Use Brexit delay wisely, firms told

By Gwen Ridler

- Last updated on GMT

Manufacturers have been urged to use the Brexit extension to its fullest
Manufacturers have been urged to use the Brexit extension to its fullest
Food and drink manufacturers have been urged to use the extra time afforded to them by the latest Brexit extension to fully prepare for the UK’s exit from the EU.

Claiming that if Brexit had already taken place, 80% of businesses would not have been ready, Paul Hodges, chairman of business consultancy Ready for Brexit said companies “can’t afford”​ to be complacent and waste the extension.

“Now that we have an extension, they can stop panicking and start preparing. But ‘no-deal’ remains the default position and businesses need to know how Brexit will affect them,”​ Hodges said.

Ready for Brexit suggested four steps for businesses to ensure they are ready for the new 31 October deadline.

Four step plan

First, food and drink firms should identify how customs and regulatory requirements will impact them and plan to put correct procedures in place. Second, they need to audit their supply chain partners to identify weak links. Next, with potential disruption on the cards post-Brexit, companies are urged to think about what may happen to their cash flows if delays at ports take place.

Ready For Brexit also advised businesses to future-proof their EU-related sales, purchase agreements and contracts ahead of Brexit to help mitigate costs attributed to the cost of tariffs, customs delays and exchange rate movements.

Finally, companies needed to understand how the status of UK-employed EU citizens might change and check out the positions of UK staff working temporarily or permanently in EU countries.

Plan for worst-case

Businesses should continue to plan for a worst-case no-deal Brexit scenario, said Dominic Goudie, policy manager for exports, trade and supply chain at the Food and Drink Federation.

While there was widespread relief among producers, pushing the date of the UK’s exit from the EU back six months would come at great cost to the industry, Goudie claimed.
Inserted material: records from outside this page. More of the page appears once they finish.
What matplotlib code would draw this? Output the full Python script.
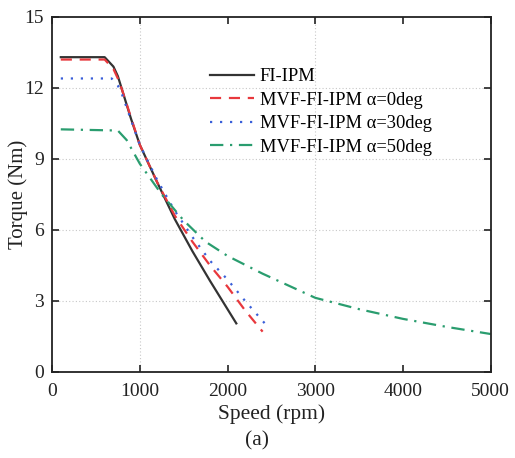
import numpy as np
import matplotlib.pyplot as plt

plt.rcParams['font.family'] = ['Liberation Serif', 'DejaVu Serif']
plt.rcParams['mathtext.fontset'] = 'stix'

# data (speed in rpm, torque in Nm)
spd_fi = [100, 600, 700, 750, 800, 900, 1000, 1200, 1400, 1600, 1800, 2000, 2100]
trq_fi = [13.3, 13.3, 12.9, 12.5, 11.9, 10.7, 9.6, 8.0, 6.45, 5.1, 3.85, 2.65, 2.05]

spd_a0 = [100, 600, 700, 750, 800, 1000, 1200, 1400, 1600, 1800, 2000, 2200, 2400]
trq_a0 = [13.2, 13.2, 12.8, 12.4, 11.9, 9.6, 8.0, 6.6, 5.5, 4.5, 3.6, 2.6, 1.7]

spd_a30 = [100, 680, 750, 800, 1000, 1200, 1400, 1600, 1800, 2000, 2200, 2460]
trq_a30 = [12.4, 12.4, 12.1, 11.7, 9.6, 8.1, 6.8, 5.7, 4.7, 3.9, 3.0, 1.9]

spd_a50 = [100, 750, 850, 1000, 1250, 1500, 1750, 2000, 2400, 3000, 3500, 4000, 4500, 4750, 5000]
trq_a50 = [10.25, 10.2, 9.8, 8.8, 7.5, 6.4, 5.5, 4.9, 4.15, 3.13, 2.65, 2.24, 1.9, 1.75, 1.6]

labels = ['FI-IPM', 'MVF-FI-IPM α=0deg', 'MVF-FI-IPM α=30deg', 'MVF-FI-IPM α=50deg']

fig = plt.figure(figsize=(5.15, 4.58), dpi=100)
ax = fig.add_axes([0.101, 0.188, 0.852, 0.775])

# grid (reference shows vertical grid only at 1000 and 3000)
for gx in [1000, 3000]:
    ax.axvline(gx, color='#c8c8c8', ls=(0, (1, 2)), lw=0.8, zorder=0)
for gy in [3, 6, 9, 12]:
    ax.axhline(gy, color='#c8c8c8', ls=(0, (1, 2)), lw=0.8, zorder=0)

ax.plot(spd_fi, trq_fi, color='#333333', lw=1.6, label=labels[0])
ax.plot(spd_a0, trq_a0, color='#e8383d', lw=1.6, ls=(0, (5, 3.5)), label=labels[1])
ax.plot(spd_a30, trq_a30, color='#3a5fd9', lw=1.6, ls=(0, (1, 3.5)), label=labels[2])
ax.plot(spd_a50, trq_a50, color='#2a9d6f', lw=1.6, ls=(0, (6, 3, 1, 3)), label=labels[3])

ax.set_xlim(0, 5000)
ax.set_ylim(0, 15)
ax.set_xticks([0, 1000, 2000, 3000, 4000, 5000])
ax.set_yticks([0, 3, 6, 9, 12, 15])
ax.tick_params(direction='in', top=True, right=True, length=5, width=1.2,
               labelsize=14, colors='#222222')
ax.tick_params(axis='x', pad=8)
ax.tick_params(axis='y', pad=6)
for s in ax.spines.values():
    s.set_linewidth(1.3)
    s.set_color('#222222')

ax.set_xlabel('Speed (rpm)', fontsize=15.5, color='#222222')
ax.set_ylabel('Torque (Nm)', fontsize=15, color='#222222', va='center')
ax.xaxis.set_label_coords(0.5, -0.092)
ax.yaxis.set_label_coords(-0.077, 0.5)

ax.legend(loc='upper left', bbox_to_anchor=(0.36, 0.855), frameon=False,
          fontsize=13.3, handlelength=2.4, labelspacing=0.35, handletextpad=0.3,
          borderaxespad=0, borderpad=0)

fig.text(0.5, 0.037, '(a)', ha='center', va='center', fontsize=15.5, color='#222222')

fig.savefig('out.png', dpi=100)
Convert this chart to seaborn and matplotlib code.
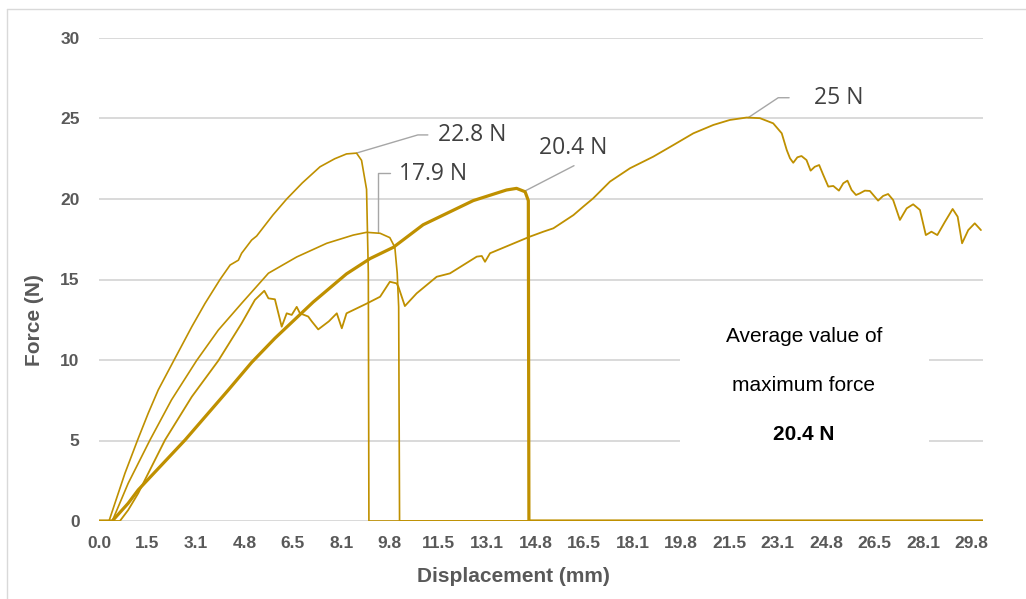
import matplotlib
matplotlib.use("Agg")
import matplotlib.pyplot as plt
from matplotlib.lines import Line2D
from matplotlib.patches import Rectangle
import seaborn as sns
import pandas as pd

# ---------------- data (displacement in mm, force in N) ----------------
x_a = [0, 0.34, 0.54, 0.88, 1.31, 1.67, 2.01, 2.56, 3.15, 3.6, 4.11, 4.45, 4.73, 4.84, 5.18, 5.35,
       5.9, 6.37, 6.9, 7.5, 8.0, 8.4, 8.74, 8.91, 9.08, 9.14, 9.16, 30]
f_a = [0, 0, 1.1, 2.96, 5.03, 6.69, 8.14, 10.04, 12.07, 13.52, 15.01, 15.9, 16.2, 16.63, 17.45, 17.7,
       19.0, 20.0, 21.0, 22.0, 22.5, 22.8, 22.85, 22.4, 20.6, 15.4, 0, 0]

x_b = [0, 0.45, 0.99, 1.73, 2.46, 3.31, 4.05, 4.84, 5.75, 6.71, 7.73, 8.63, 9.08,
       9.54, 9.87, 10.04, 10.12, 10.17, 10.2, 30]
f_b = [0, 0, 2.34, 5.03, 7.52, 9.96, 11.86, 13.52, 15.39, 16.4, 17.25, 17.76, 17.93,
       17.87, 17.6, 17.0, 15.4, 13.3, 0, 0]

x_c = [0, 0.45, 0.99, 1.33, 2.92, 4.39, 5.18, 5.97, 7.27, 8.4, 9.2, 9.99, 11.0, 12.7, 13.83,
       14.17, 14.46, 14.57, 14.59, 30]
f_c = [0, 0, 1.1, 1.93, 5.03, 8.14, 9.85, 11.35, 13.6, 15.35, 16.3, 17.0, 18.4, 19.9, 20.56,
       20.66, 20.45, 19.9, 0, 0]

x_d = [0, 0.71, 0.99, 1.33, 2.24, 3.15, 4.05, 4.84, 5.29, 5.61, 5.75, 5.97, 6.2, 6.37, 6.54, 6.71,
       6.82, 7.1, 7.22, 7.44, 7.8, 8.07, 8.24, 8.4, 9.08, 9.54, 9.87, 10.1, 10.16, 10.38, 10.78,
       11.46, 11.91, 12.82, 12.99, 13.1, 13.27, 14.62, 15.08, 15.42, 15.76, 16.1, 16.43, 16.77,
       17.34, 18.02, 18.81, 19.49, 20.17, 20.85, 21.41, 21.98, 22.43, 22.88, 23.17, 23.34, 23.45,
       23.56, 23.7, 23.84, 24.01, 24.15, 24.29, 24.44, 24.58, 24.75, 24.92, 25.11, 25.26, 25.4,
       25.54, 25.69, 25.82, 25.99, 26.16, 26.44, 26.61, 26.78, 26.95, 27.18, 27.41, 27.63, 27.86,
       28.06, 28.25, 28.45, 28.71, 28.97, 29.14, 29.29, 29.5, 29.72, 29.93]
f_d = [0, 0, 0.68, 1.72, 5.03, 7.72, 9.96, 12.28, 13.73, 14.3, 13.83, 13.77, 12.07, 12.9, 12.8, 13.3,
       12.9, 12.7, 12.4, 11.9, 12.4, 12.9, 11.97, 12.9, 13.5, 13.93, 14.86, 14.76, 14.55, 13.35, 14.14,
       15.17, 15.38, 16.42, 16.46, 16.1, 16.63, 17.66, 17.97, 18.18, 18.59, 19.0, 19.52, 20.04,
       21.08, 21.91, 22.63, 23.35, 24.08, 24.6, 24.91, 25.06, 25.02, 24.7, 24.08, 23.04, 22.53,
       22.25, 22.59, 22.67, 22.42, 21.76, 22.0, 22.11, 21.49, 20.77, 20.81, 20.52, 20.98, 21.14,
       20.56, 20.25, 20.35, 20.52, 20.5, 19.9, 20.19, 20.31, 19.94, 18.7, 19.42, 19.67, 19.32,
       17.76, 17.97, 17.76, 18.59, 19.38, 18.9, 17.25, 18.07, 18.49, 18.07]

peak_labels = ["22.8 N", "17.9 N", "20.4 N", "25 N"]
x_tick_labels = ["0.0", "1.5", "3.1", "4.8", "6.5", "8.1", "9.8", "11.5", "13.1", "14.8", "16.5",
                 "18.1", "19.8", "21.5", "23.1", "24.8", "26.5", "28.1", "29.8"]
y_ticks = [0, 5, 10, 15, 20, 25, 30]
avg_lines = ["Average value of", "maximum force", "20.4 N"]

# ---------------- figure ----------------
sns.set_theme(style="white")
plt.rcParams["font.family"] = ["Liberation Sans", "DejaVu Sans"]

W, H = 1026, 599
fig = plt.figure(figsize=(W / 100, H / 100), dpi=100)
ax = fig.add_axes([99 / W, 1 - 521 / H, (983 - 99) / W, (521 - 38) / H])

gold = "#BF9000"
curves = [(x_a, f_a, 1.2), (x_b, f_b, 1.2), (x_c, f_c, 2.3), (x_d, f_d, 1.3)]
for xs, fs, lw in curves:
    df = pd.DataFrame({"x": xs, "f": fs})
    sns.lineplot(data=df, x="x", y="f", sort=False, estimator=None, color=gold,
                 linewidth=lw, ax=ax, zorder=3)

ax.set_xlim(0, 30)
ax.set_ylim(0, 30)
ax.set_axisbelow(True)
ax.grid(axis="y", color="#D9D9D9", linewidth=1.4)
ax.grid(axis="x", visible=False)
for s in ax.spines.values():
    s.set_visible(False)

step = 29.62 / (len(x_tick_labels) - 1)
ax.set_xticks([i * step for i in range(len(x_tick_labels))])
ax.set_xticklabels(x_tick_labels)
ax.set_yticks(y_ticks)
ax.set_yticklabels([str(v) for v in y_ticks])
ax.tick_params(axis="both", length=0, labelsize=12.5, labelcolor="#595959")
ax.tick_params(axis="x", pad=11)
ax.tick_params(axis="y", pad=14)
for lab in ax.get_xticklabels() + ax.get_yticklabels():
    lab.set_fontweight("bold")
ax.set_xlabel("")
ax.set_ylabel("")

fig.text(513 / W, 1 - 577 / H, "Displacement (mm)", ha="center", va="center",
         fontsize=15, fontweight="bold", color="#595959")
fig.text(35 / W, 1 - 320 / H, "Force (N)", ha="center", va="center", rotation=90,
         fontsize=15, fontweight="bold", color="#595959")

# average box
ax.add_patch(Rectangle((19.72, 3.17), 8.44, 10.53, facecolor="white", edgecolor="none", zorder=1))
ax.text(23.92, 11.43, avg_lines[0], ha="center", va="center", fontsize=15, color="black", zorder=4)
ax.text(23.92, 8.39, avg_lines[1], ha="center", va="center", fontsize=15, color="black", zorder=4)
ax.text(23.92, 5.40, avg_lines[2], ha="center", va="center", fontsize=15, fontweight="bold",
        color="black", zorder=4)

# peak annotations with leader lines
lead = dict(color="#A6A6A6", linewidth=1.0, zorder=2)
ann_font = dict(fontsize=16.5, color="#404040", family=["Open Sans", "DejaVu Sans"], va="center",
                ha="left", zorder=4)
ax.plot([8.75, 10.82, 11.16], [22.86, 23.98, 23.98], **lead)
ax.text(11.5, 23.98, peak_labels[0], **ann_font)
ax.plot([9.46, 9.46, 9.87], [17.97, 21.6, 21.6], **lead)
ax.text(10.19, 21.55, peak_labels[1], **ann_font)
ax.plot([14.46, 16.12], [20.5, 22.07], **lead)
ax.text(14.93, 23.15, peak_labels[2], **ann_font)
ax.plot([22.03, 23.05, 23.42], [25.05, 26.29, 26.29], **lead)
ax.text(24.27, 26.25, peak_labels[3], **ann_font)

# outer chart border
fig.add_artist(Line2D([6.5 / W, 6.5 / W], [0, 1 - 9 / H], transform=fig.transFigure,
                      color="#D9D9D9", linewidth=1.0))
fig.add_artist(Line2D([6.5 / W, 1], [1 - 9 / H, 1 - 9 / H], transform=fig.transFigure,
                      color="#D9D9D9", linewidth=1.0))

fig.savefig("out.png", dpi=100, facecolor="white")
“Companies that have spent a lot of money stockpiling ingredients, raw materials and finished products will use them in manufacturing and begin to reduce stockpiles,”​ he explained. “Oversupply on the market may mean producers will be forced to sell off stockpiles at cost price or at a loss.”

The same applied to packaging, Goudie added. “With the UK remaining until October, this packaging could no longer be valid and manufacturers face a potentially costly decision about whether to hold on to stocks or to recycle.”